Nanak believed in doing one's work fearlessly and without desire, with the mind fixed upon god, as he knew the principle of the devil finding work for idle minds and hands only too well. He was also very adamant that people should be responsible for their actions, as Karma will operate inexorably and there is no point in repenting at leisure. The grace of god could however mollify some of the effects of past karma. Sometime in October 1538 he knew the end was near and decided to choose a successor. Characteristically he settled upon an expedient that disconcerted the average person. He threw his bowl into the sewer and asked his faithful disciples, constantly promising to do anything for him, to retrieve it. Even his sons failed him but a man named Lehna performed the task. He was nominated as the successor and named Guru Angad.

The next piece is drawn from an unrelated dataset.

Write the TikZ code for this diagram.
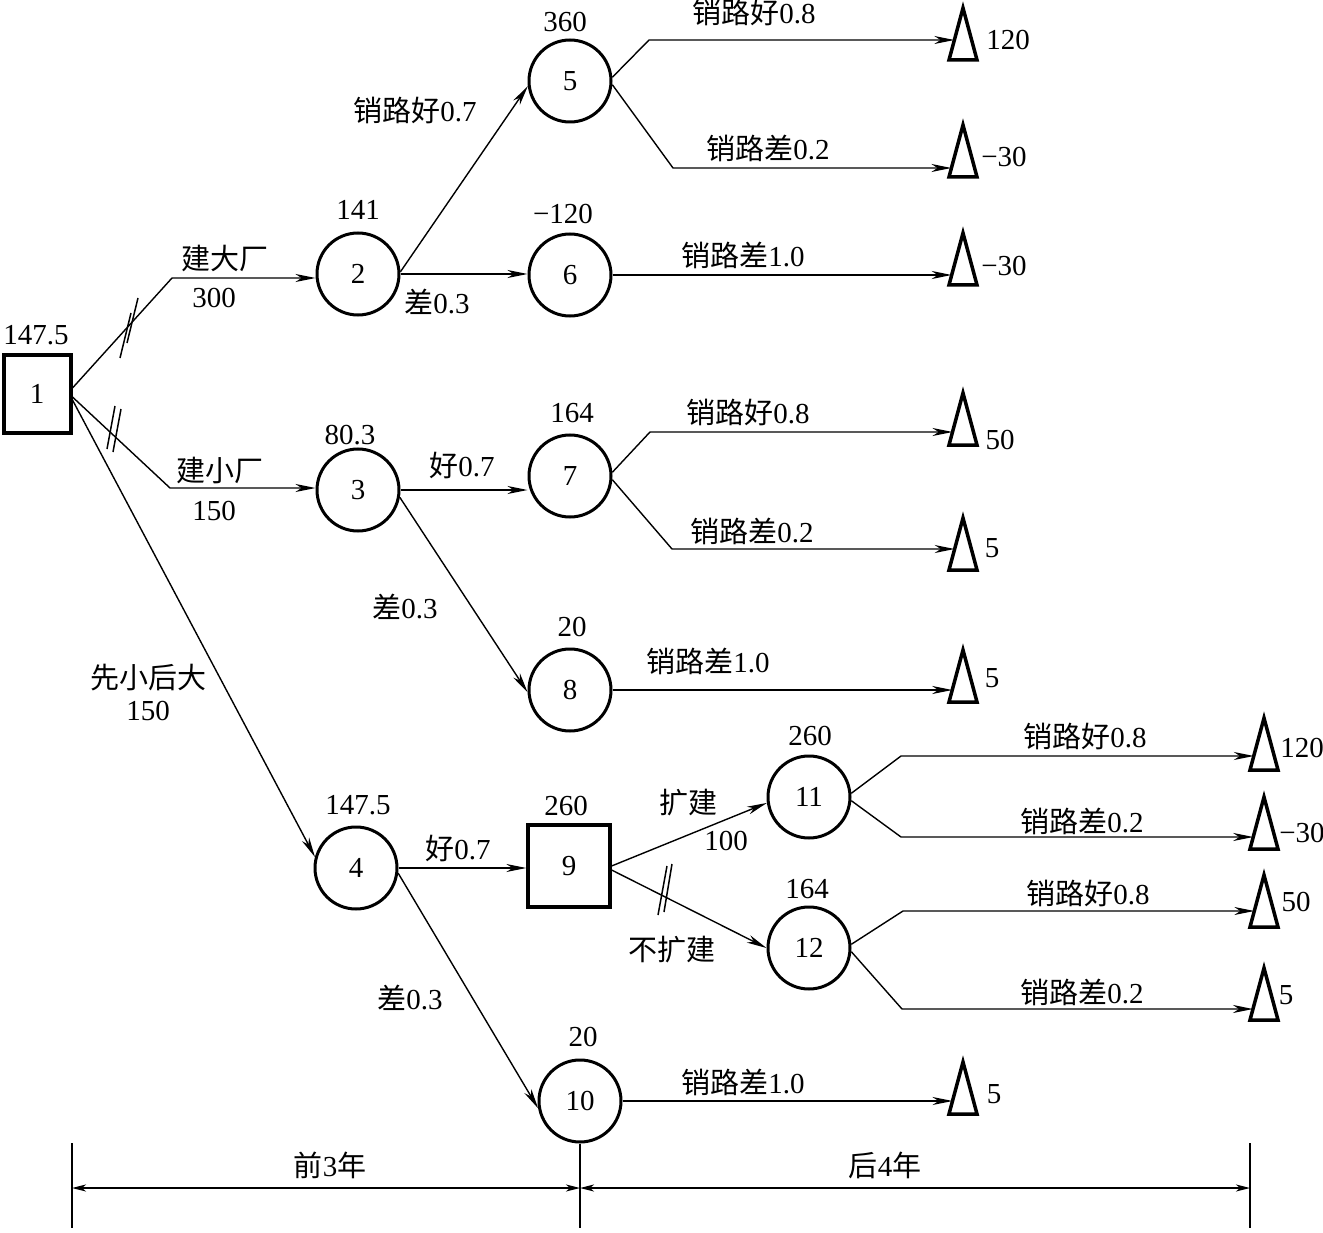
\documentclass[tikz,border=0pt]{standalone}
\usepackage{fontspec}
\setmainfont{Liberation Serif}
\newfontfamily\cjk{Noto Sans CJK SC}
\usetikzlibrary{shapes.geometric,arrows.meta,calc}
\begin{document}
\begin{tikzpicture}[x=1pt,y=-1pt,
  txt/.style={inner sep=0pt,font=\fontsize{29}{32}\selectfont},
  circ/.style={circle,draw,line width=3pt,minimum size=82pt,inner sep=0pt,font=\fontsize{29}{32}\selectfont},
  sqone/.style={rectangle,draw,line width=4pt,minimum width=67pt,minimum height=78pt,inner sep=0pt,font=\fontsize{29}{32}\selectfont},
  sqnine/.style={rectangle,draw,line width=3.2pt,minimum size=82pt,inner sep=0pt,font=\fontsize{29}{32}\selectfont},
  tri/.style={isosceles triangle,isosceles triangle stretches,rotate=90,draw,line width=3.5pt,
              minimum width=28pt,minimum height=52pt,inner sep=0pt,outer sep=0pt,anchor=apex},
  conn/.style={line width=1.4pt},
  arr/.style={conn,-{Stealth[length=20pt,width=8pt,inset=6pt]}},
  slash/.style={line width=1.5pt},
  dim/.style={line width=2pt,{Stealth[length=14pt,width=7pt,inset=4pt]}-{Stealth[length=14pt,width=7pt,inset=4pt]}}
]
\useasboundingbox (0,0) rectangle (1323,1233);

% ---- decision / chance nodes
\node[sqone] (n1) at (37,394) {1};
\node[circ] (n2) at (358,274) {2};
\node[circ] (n3) at (358,490) {3};
\node[circ] (n4) at (356,868) {4};
\node[circ] (n5) at (570,81) {5};
\node[circ] (n6) at (570,275) {6};
\node[circ] (n7) at (570,476) {7};
\node[circ] (n8) at (570,690) {8};
\node[sqnine] (n9) at (569,866) {9};
\node[circ] (n10) at (580,1101) {10};
\node[circ] (n11) at (809,797) {11};
\node[circ] (n12) at (809,948) {12};

% ---- node values
\node[txt] (v1) at (36,335) {147.5};
\node[txt] (v2) at (358,210) {141};
\node[txt] (v3) at (350,435) {80.3};
\node[txt] (v4) at (358,805) {147.5};
\node[txt] (v5) at (565,22) {360};
\node[txt] (v6) at (563,214) {−120};
\node[txt] (v7) at (572,413) {164};
\node[txt] (v8) at (572,627) {20};
\node[txt] (v9) at (566,806) {260};
\node[txt] (v10) at (583,1037) {20};
\node[txt] (v11) at (810,736) {260};
\node[txt] (v12) at (807,889) {164};

% ---- terminal triangles
\node[tri] (t1) at (963,8) {};
\node[tri] (t2) at (963,125) {};
\node[tri] (t3) at (963,233) {};
\node[tri] (t4) at (963,393) {};
\node[tri] (t5) at (963,518) {};
\node[tri] (t6) at (963,650) {};
\node[tri] (t7) at (1264,718) {};
\node[tri] (t8) at (1264,797) {};
\node[tri] (t9) at (1264,875) {};
\node[tri] (t10) at (1264,968) {};
\node[tri] (t11) at (963,1062) {};

\node[txt] (r1) at (1008,40) {120};
\node[txt] (r2) at (1004,157) {−30};
\node[txt] (r3) at (1004,266) {−30};
\node[txt] (r4) at (1000,440) {50};
\node[txt] (r5) at (992,548) {5};
\node[txt] (r6) at (992,678) {5};
\node[txt] (r7) at (1302,748) {120};
\node[txt] (r8) at (1302,833) {−30};
\node[txt] (r9) at (1296,902) {50};
\node[txt] (r10) at (1286,995) {5};
\node[txt] (r11) at (994,1094) {5};

% ---- bend points
\coordinate (b12) at (172,278);
\coordinate (b13) at (170,488);
\coordinate (b5a) at (649,40);
\coordinate (b5b) at (673,168);
\coordinate (b7a) at (650,432);
\coordinate (b7b) at (672,549);
\coordinate (b11a) at (901,756);
\coordinate (b11b) at (901,837);
\coordinate (b12a) at (903,911);
\coordinate (b12b) at (902,1009);

% ---- arrow ends on triangles
\path (b5a) ++(100,0) coordinate (h1);
\coordinate (e1) at (intersection of b5a--h1 and t1.apex--t1.left corner);
\path (b5b) ++(100,0) coordinate (h2);
\coordinate (e2) at (intersection of b5b--h2 and t2.apex--t2.left corner);
\path (n6) ++(100,0) coordinate (h3);
\coordinate (e3) at (intersection of n6.center--h3 and t3.apex--t3.left corner);
\path (b7a) ++(100,0) coordinate (h4);
\coordinate (e4) at (intersection of b7a--h4 and t4.apex--t4.left corner);
\path (b7b) ++(100,0) coordinate (h5);
\coordinate (e5) at (intersection of b7b--h5 and t5.apex--t5.left corner);
\path (n8) ++(100,0) coordinate (h6);
\coordinate (e6) at (intersection of n8.center--h6 and t6.apex--t6.left corner);
\path (b11a) ++(100,0) coordinate (h7);
\coordinate (e7) at (intersection of b11a--h7 and t7.apex--t7.left corner);
\path (b11b) ++(100,0) coordinate (h8);
\coordinate (e8) at (intersection of b11b--h8 and t8.apex--t8.left corner);
\path (b12a) ++(100,0) coordinate (h9);
\coordinate (e9) at (intersection of b12a--h9 and t9.apex--t9.left corner);
\path (b12b) ++(100,0) coordinate (h10);
\coordinate (e10) at (intersection of b12b--h10 and t10.apex--t10.left corner);
\path (n10) ++(100,0) coordinate (h11);
\coordinate (e11) at (intersection of n10.center--h11 and t11.apex--t11.left corner);

% ---- connectors
\draw[arr] ([yshift=6pt]n1.east) -- (b12) -- (n2.west |- b12);
\draw[arr] ([yshift=-3pt]n1.east) -- (b13) -- (n3.west |- b13);
\draw[arr] ([yshift=-6pt]n1.east) -- (n4.165);

\draw[arr] (n2.3) -- (n5.187);
\draw[arr] (n2.east) -- (n6.west |- n2.east);
\draw[arr] (n3.east) -- (n7.west |- n3.east);
\draw[arr] (n3.-10) -- (n8.183);
\draw[arr] (n4.east) -- (n9.west |- n4.east);
\draw[arr] (n4.-7) -- (n10.190);
\draw[arr] (n9.east) -- (n11.188);
\draw[arr] ([yshift=-4pt]n9.east) -- (n12.west);

\draw[arr] (n5.5) -- (b5a) -- (e1);
\draw[arr] (n5.-5) -- (b5b) -- (e2);
\draw[arr] (n6.east) -- (e3);
\draw[arr] (n7.5) -- (b7a) -- (e4);
\draw[arr] (n7.-5) -- (b7b) -- (e5);
\draw[arr] (n8.east) -- (e6);
\draw[arr] (n11.5) -- (b11a) -- (e7);
\draw[arr] (n11.-5) -- (b11b) -- (e8);
\draw[arr] (n12.5) -- (b12a) -- (e9);
\draw[arr] (n12.-5) -- (b12b) -- (e10);
\draw[arr] (n10.east) -- (e11);

% ---- cut marks
\draw[slash] (120,358) -- (131,313);
\draw[slash] (127,343) -- (138,298);
\draw[slash] (107,449) -- (115,406);
\draw[slash] (113,452) -- (121,409);
\draw[slash] (658,915) -- (667,866);
\draw[slash] (664,912) -- (672,864);

% ---- branch labels
\node[txt] (l1) at (225,258) {{\cjk 建大厂}};
\node[txt] (l2) at (214,298) {300};
\node[txt] (l3) at (220,470) {{\cjk 建小厂}};
\node[txt] (l4) at (214,511) {150};
\node[txt] (l5) at (148,678) {{\cjk 先小后大}};
\node[txt] (l6) at (148,711) {150};
\node[txt] (l7) at (415,110) {{\cjk 销路好}0.7};
\node[txt] (l8) at (437,302) {{\cjk 差}0.3};
\node[txt] (l9) at (754,12) {{\cjk 销路好}0.8};
\node[txt] (l10) at (768,148) {{\cjk 销路差}0.2};
\node[txt] (l11) at (743,255) {{\cjk 销路差}1.0};
\node[txt] (l12) at (462,465) {{\cjk 好}0.7};
\node[txt] (l13) at (748,412) {{\cjk 销路好}0.8};
\node[txt] (l14) at (752,531) {{\cjk 销路差}0.2};
\node[txt] (l15) at (405,607) {{\cjk 差}0.3};
\node[txt] (l16) at (708,661) {{\cjk 销路差}1.0};
\node[txt] (l17) at (458,848) {{\cjk 好}0.7};
\node[txt] (l18) at (688,803) {{\cjk 扩建}};
\node[txt] (l19) at (726,841) {100};
\node[txt] (l20) at (672,950) {{\cjk 不扩建}};
\node[txt] (l21) at (410,998) {{\cjk 差}0.3};
\node[txt] (l22) at (743,1082) {{\cjk 销路差}1.0};
\node[txt] (l23) at (1085,736) {{\cjk 销路好}0.8};
\node[txt] (l24) at (1082,821) {{\cjk 销路差}0.2};
\node[txt] (l25) at (1088,893) {{\cjk 销路好}0.8};
\node[txt] (l26) at (1082,992) {{\cjk 销路差}0.2};

% ---- time scale
\coordinate (dlt) at (72,1143);
\coordinate (dlb) at (72,1228);
\coordinate (dmb) at (580,1228);
\coordinate (drt) at (1250,1143);
\coordinate (drb) at (1250,1228);
\coordinate (dl) at (72,1188);
\coordinate (dm) at (580,1188);
\coordinate (dr) at (1250,1188);
\draw[conn] (dlt) -- (dlb);
\draw[conn] (n10.south) -- (dmb);
\draw[conn] (drt) -- (drb);
\draw[dim] (dl) -- (dm);
\draw[dim] (dm) -- (dr);
\node[txt] (p1) at (330,1165) {{\cjk 前}3{\cjk 年}};
\node[txt] (p2) at (885,1165) {{\cjk 后}4{\cjk 年}};
\end{tikzpicture}
\end{document}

Nanak took up his final post under a withered acacia tree. His last rites - a matter of great personal indifference to Nanak - had become a matter of contention between his Muslim disciples who wanted to bury the corpse and the Hindus who wanted to cremate it. When they removed the shroud however the found only a mass of flowers under an acacia tree that had blossomed out of season. Proving the truism that a great man is never so misunderstood as by his disciples they buried or cremated the flowers according to their bent. What was left was a stirring legacy of spiritual poetry and the birth of a new religion - Sikhism.